• Work instructions: Write out the material exactly, without any of its pictures.

— begin —

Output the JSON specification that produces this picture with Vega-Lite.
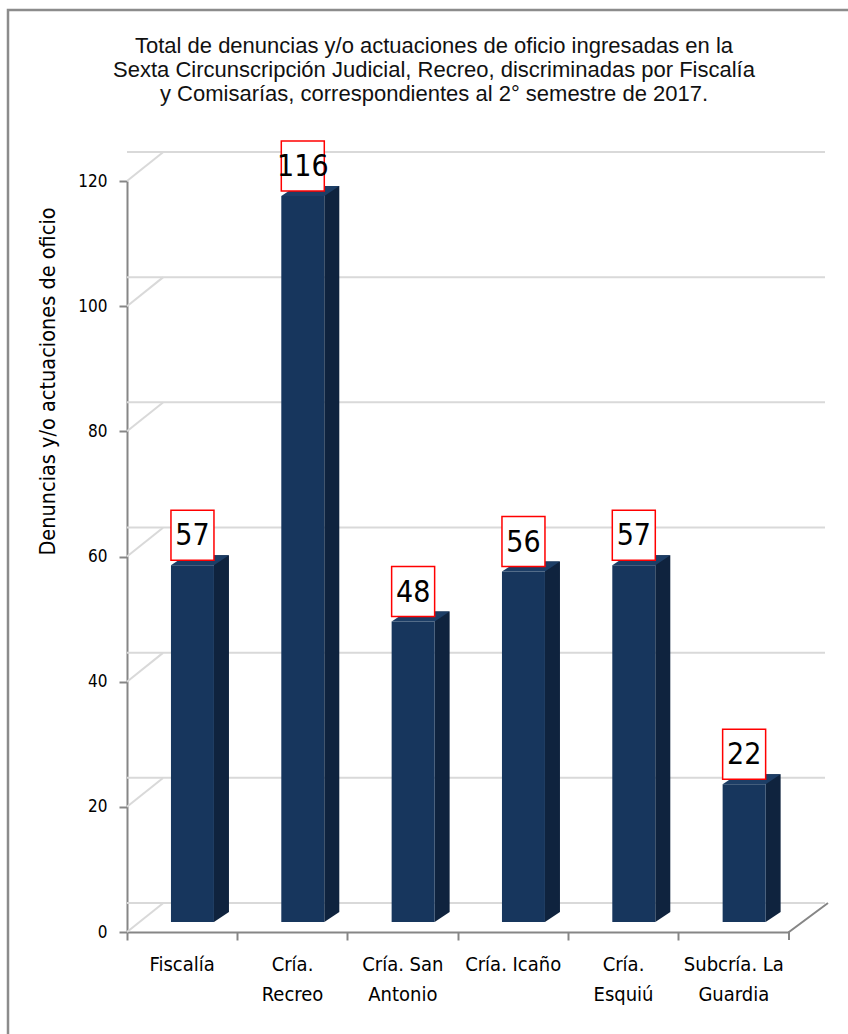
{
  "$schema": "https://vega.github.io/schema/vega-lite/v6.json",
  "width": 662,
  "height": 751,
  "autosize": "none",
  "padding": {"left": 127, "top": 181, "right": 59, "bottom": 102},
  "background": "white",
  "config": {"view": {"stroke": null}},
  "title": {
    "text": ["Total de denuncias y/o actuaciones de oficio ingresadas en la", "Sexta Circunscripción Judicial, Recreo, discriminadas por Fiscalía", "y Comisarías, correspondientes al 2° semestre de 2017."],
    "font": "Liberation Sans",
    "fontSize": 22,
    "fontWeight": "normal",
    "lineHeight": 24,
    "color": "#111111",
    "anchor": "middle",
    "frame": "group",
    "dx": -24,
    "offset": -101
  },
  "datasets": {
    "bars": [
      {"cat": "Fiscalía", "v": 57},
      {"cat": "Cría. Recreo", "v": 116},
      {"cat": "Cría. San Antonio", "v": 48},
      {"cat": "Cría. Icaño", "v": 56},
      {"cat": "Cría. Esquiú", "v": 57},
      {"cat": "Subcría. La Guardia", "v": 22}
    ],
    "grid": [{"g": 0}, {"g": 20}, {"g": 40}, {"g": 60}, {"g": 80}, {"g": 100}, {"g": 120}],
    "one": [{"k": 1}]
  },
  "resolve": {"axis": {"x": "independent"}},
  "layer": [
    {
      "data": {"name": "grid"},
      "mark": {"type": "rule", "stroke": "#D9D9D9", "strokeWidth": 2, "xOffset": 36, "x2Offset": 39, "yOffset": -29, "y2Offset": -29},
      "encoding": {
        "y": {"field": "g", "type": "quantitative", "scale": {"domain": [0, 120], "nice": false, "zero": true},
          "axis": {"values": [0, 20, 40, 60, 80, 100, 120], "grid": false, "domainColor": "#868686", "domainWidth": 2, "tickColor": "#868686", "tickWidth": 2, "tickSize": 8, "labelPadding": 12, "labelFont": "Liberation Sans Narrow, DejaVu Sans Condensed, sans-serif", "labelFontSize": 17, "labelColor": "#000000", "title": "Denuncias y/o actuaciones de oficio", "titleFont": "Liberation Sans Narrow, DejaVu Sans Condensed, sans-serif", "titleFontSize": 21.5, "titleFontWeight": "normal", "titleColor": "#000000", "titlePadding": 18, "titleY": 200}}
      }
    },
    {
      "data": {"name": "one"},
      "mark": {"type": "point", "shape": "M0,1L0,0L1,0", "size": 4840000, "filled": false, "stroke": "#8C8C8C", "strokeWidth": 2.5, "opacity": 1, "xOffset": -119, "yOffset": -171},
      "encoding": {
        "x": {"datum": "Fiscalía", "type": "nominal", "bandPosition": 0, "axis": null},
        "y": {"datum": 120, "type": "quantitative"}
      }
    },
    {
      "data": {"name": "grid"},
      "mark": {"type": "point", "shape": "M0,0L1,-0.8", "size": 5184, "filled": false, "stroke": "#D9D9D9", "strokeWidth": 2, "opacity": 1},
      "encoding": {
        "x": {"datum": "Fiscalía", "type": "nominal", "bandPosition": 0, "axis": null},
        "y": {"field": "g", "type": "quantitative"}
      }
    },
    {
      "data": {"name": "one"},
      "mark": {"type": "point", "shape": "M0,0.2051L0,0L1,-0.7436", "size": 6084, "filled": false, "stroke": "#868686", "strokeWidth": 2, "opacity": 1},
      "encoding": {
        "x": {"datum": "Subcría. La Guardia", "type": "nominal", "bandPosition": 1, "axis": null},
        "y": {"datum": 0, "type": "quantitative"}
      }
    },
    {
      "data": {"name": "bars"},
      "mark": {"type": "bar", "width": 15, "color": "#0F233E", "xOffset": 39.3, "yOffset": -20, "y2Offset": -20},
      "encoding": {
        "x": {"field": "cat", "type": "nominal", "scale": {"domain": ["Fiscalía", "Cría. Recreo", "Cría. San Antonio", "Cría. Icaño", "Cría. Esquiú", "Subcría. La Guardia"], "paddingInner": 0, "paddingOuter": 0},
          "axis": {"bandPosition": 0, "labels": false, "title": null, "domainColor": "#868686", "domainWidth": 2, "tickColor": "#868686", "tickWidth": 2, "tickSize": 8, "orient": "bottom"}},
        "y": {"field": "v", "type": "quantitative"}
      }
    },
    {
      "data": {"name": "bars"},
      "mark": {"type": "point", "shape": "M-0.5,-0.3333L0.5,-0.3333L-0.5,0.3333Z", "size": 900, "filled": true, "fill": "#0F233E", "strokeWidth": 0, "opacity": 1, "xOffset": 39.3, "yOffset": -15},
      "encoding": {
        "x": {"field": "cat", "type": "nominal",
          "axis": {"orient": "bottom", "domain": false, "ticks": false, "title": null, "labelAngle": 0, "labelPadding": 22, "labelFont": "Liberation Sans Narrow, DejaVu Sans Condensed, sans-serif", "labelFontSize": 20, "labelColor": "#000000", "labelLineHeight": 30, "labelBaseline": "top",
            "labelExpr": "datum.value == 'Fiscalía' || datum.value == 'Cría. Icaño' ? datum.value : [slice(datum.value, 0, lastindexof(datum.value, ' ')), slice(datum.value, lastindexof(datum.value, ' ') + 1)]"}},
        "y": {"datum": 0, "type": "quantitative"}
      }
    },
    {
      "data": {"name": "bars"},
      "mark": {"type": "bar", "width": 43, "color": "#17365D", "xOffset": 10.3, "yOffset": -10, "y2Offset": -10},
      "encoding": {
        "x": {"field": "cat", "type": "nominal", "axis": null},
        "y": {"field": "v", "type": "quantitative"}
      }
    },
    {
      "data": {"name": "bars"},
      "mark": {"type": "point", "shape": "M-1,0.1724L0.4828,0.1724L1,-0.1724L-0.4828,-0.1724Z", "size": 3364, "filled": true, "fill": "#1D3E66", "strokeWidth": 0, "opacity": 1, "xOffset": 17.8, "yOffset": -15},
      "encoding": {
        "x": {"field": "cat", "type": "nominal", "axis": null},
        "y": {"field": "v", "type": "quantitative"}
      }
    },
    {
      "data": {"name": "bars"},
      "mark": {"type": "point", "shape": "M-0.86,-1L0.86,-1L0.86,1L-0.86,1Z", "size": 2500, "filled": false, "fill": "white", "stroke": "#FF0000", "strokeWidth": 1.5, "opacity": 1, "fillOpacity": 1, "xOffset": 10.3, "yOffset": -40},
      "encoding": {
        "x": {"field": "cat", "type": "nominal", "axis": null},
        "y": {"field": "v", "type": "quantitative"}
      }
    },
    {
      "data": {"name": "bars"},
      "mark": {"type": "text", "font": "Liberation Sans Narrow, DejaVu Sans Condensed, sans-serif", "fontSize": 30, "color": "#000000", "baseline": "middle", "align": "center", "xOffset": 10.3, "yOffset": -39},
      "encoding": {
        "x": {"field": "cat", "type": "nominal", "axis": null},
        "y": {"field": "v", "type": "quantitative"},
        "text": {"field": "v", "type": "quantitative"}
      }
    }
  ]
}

— end —

• Exercise solution:
Output the JSON specification that produces this picture with Vega-Lite.
{
  "$schema": "https://vega.github.io/schema/vega-lite/v6.json",
  "width": 662,
  "height": 751,
  "autosize": "none",
  "padding": {"left": 127, "top": 181, "right": 59, "bottom": 102},
  "background": "white",
  "config": {"view": {"stroke": null}},
  "title": {
    "text": ["Total de denuncias y/o actuaciones de oficio ingresadas en la", "Sexta Circunscripción Judicial, Recreo, discriminadas por Fiscalía", "y Comisarías, correspondientes al 2° semestre de 2017."],
    "font": "Liberation Sans",
    "fontSize": 22,
    "fontWeight": "normal",
    "lineHeight": 24,
    "color": "#111111",
    "anchor": "middle",
    "frame": "group",
    "dx": -24,
    "offset": -101
  },
  "datasets": {
    "bars": [
      {"cat": "Fiscalía", "v": 57},
      {"cat": "Cría. Recreo", "v": 116},
      {"cat": "Cría. San Antonio", "v": 48},
      {"cat": "Cría. Icaño", "v": 56},
      {"cat": "Cría. Esquiú", "v": 57},
      {"cat": "Subcría. La Guardia", "v": 22}
    ],
    "grid": [{"g": 0}, {"g": 20}, {"g": 40}, {"g": 60}, {"g": 80}, {"g": 100}, {"g": 120}],
    "one": [{"k": 1}]
  },
  "resolve": {"axis": {"x": "independent"}},
  "layer": [
    {
      "data": {"name": "grid"},
      "mark": {"type": "rule", "stroke": "#D9D9D9", "strokeWidth": 2, "xOffset": 36, "x2Offset": 39, "yOffset": -29, "y2Offset": -29},
      "encoding": {
        "y": {"field": "g", "type": "quantitative", "scale": {"domain": [0, 120], "nice": false, "zero": true},
          "axis": {"values": [0, 20, 40, 60, 80, 100, 120], "grid": false, "domainColor": "#868686", "domainWidth": 2, "tickColor": "#868686", "tickWidth": 2, "tickSize": 8, "labelPadding": 12, "labelFont": "Liberation Sans Narrow, DejaVu Sans Condensed, sans-serif", "labelFontSize": 17, "labelColor": "#000000", "title": "Denuncias y/o actuaciones de oficio", "titleFont": "Liberation Sans Narrow, DejaVu Sans Condensed, sans-serif", "titleFontSize": 21.5, "titleFontWeight": "normal", "titleColor": "#000000", "titlePadding": 18, "titleY": 200}}
      }
    },
    {
      "data": {"name": "one"},
      "mark": {"type": "point", "shape": "M0,1L0,0L1,0", "size": 4840000, "filled": false, "stroke": "#8C8C8C", "strokeWidth": 2.5, "opacity": 1, "xOffset": -119, "yOffset": -171},
      "encoding": {
        "x": {"datum": "Fiscalía", "type": "nominal", "bandPosition": 0, "axis": null},
        "y": {"datum": 120, "type": "quantitative"}
      }
    },
    {
      "data": {"name": "grid"},
      "mark": {"type": "point", "shape": "M0,0L1,-0.8", "size": 5184, "filled": false, "stroke": "#D9D9D9", "strokeWidth": 2, "opacity": 1},
      "encoding": {
        "x": {"datum": "Fiscalía", "type": "nominal", "bandPosition": 0, "axis": null},
        "y": {"field": "g", "type": "quantitative"}
      }
    },
    {
      "data": {"name": "one"},
      "mark": {"type": "point", "shape": "M0,0.2051L0,0L1,-0.7436", "size": 6084, "filled": false, "stroke": "#868686", "strokeWidth": 2, "opacity": 1},
      "encoding": {
        "x": {"datum": "Subcría. La Guardia", "type": "nominal", "bandPosition": 1, "axis": null},
        "y": {"datum": 0, "type": "quantitative"}
      }
    },
    {
      "data": {"name": "bars"},
      "mark": {"type": "bar", "width": 15, "color": "#0F233E", "xOffset": 39.3, "yOffset": -20, "y2Offset": -20},
      "encoding": {
        "x": {"field": "cat", "type": "nominal", "scale": {"domain": ["Fiscalía", "Cría. Recreo", "Cría. San Antonio", "Cría. Icaño", "Cría. Esquiú", "Subcría. La Guardia"], "paddingInner": 0, "paddingOuter": 0},
          "axis": {"bandPosition": 0, "labels": false, "title": null, "domainColor": "#868686", "domainWidth": 2, "tickColor": "#868686", "tickWidth": 2, "tickSize": 8, "orient": "bottom"}},
        "y": {"field": "v", "type": "quantitative"}
      }
    },
    {
      "data": {"name": "bars"},
      "mark": {"type": "point", "shape": "M-0.5,-0.3333L0.5,-0.3333L-0.5,0.3333Z", "size": 900, "filled": true, "fill": "#0F233E", "strokeWidth": 0, "opacity": 1, "xOffset": 39.3, "yOffset": -15},
      "encoding": {
        "x": {"field": "cat", "type": "nominal",
          "axis": {"orient": "bottom", "domain": false, "ticks": false, "title": null, "labelAngle": 0, "labelPadding": 22, "labelFont": "Liberation Sans Narrow, DejaVu Sans Condensed, sans-serif", "labelFontSize": 20, "labelColor": "#000000", "labelLineHeight": 30, "labelBaseline": "top",
            "labelExpr": "datum.value == 'Fiscalía' || datum.value == 'Cría. Icaño' ? datum.value : [slice(datum.value, 0, lastindexof(datum.value, ' ')), slice(datum.value, lastindexof(datum.value, ' ') + 1)]"}},
        "y": {"datum": 0, "type": "quantitative"}
      }
    },
    {
      "data": {"name": "bars"},
      "mark": {"type": "bar", "width": 43, "color": "#17365D", "xOffset": 10.3, "yOffset": -10, "y2Offset": -10},
      "encoding": {
        "x": {"field": "cat", "type": "nominal", "axis": null},
        "y": {"field": "v", "type": "quantitative"}
      }
    },
    {
      "data": {"name": "bars"},
      "mark": {"type": "point", "shape": "M-1,0.1724L0.4828,0.1724L1,-0.1724L-0.4828,-0.1724Z", "size": 3364, "filled": true, "fill": "#1D3E66", "strokeWidth": 0, "opacity": 1, "xOffset": 17.8, "yOffset": -15},
      "encoding": {
        "x": {"field": "cat", "type": "nominal", "axis": null},
        "y": {"field": "v", "type": "quantitative"}
      }
    },
    {
      "data": {"name": "bars"},
      "mark": {"type": "point", "shape": "M-0.86,-1L0.86,-1L0.86,1L-0.86,1Z", "size": 2500, "filled": false, "fill": "white", "stroke": "#FF0000", "strokeWidth": 1.5, "opacity": 1, "fillOpacity": 1, "xOffset": 10.3, "yOffset": -40},
      "encoding": {
        "x": {"field": "cat", "type": "nominal", "axis": null},
        "y": {"field": "v", "type": "quantitative"}
      }
    },
    {
      "data": {"name": "bars"},
      "mark": {"type": "text", "font": "Liberation Sans Narrow, DejaVu Sans Condensed, sans-serif", "fontSize": 30, "color": "#000000", "baseline": "middle", "align": "center", "xOffset": 10.3, "yOffset": -39},
      "encoding": {
        "x": {"field": "cat", "type": "nominal", "axis": null},
        "y": {"field": "v", "type": "quantitative"},
        "text": {"field": "v", "type": "quantitative"}
      }
    }
  ]
}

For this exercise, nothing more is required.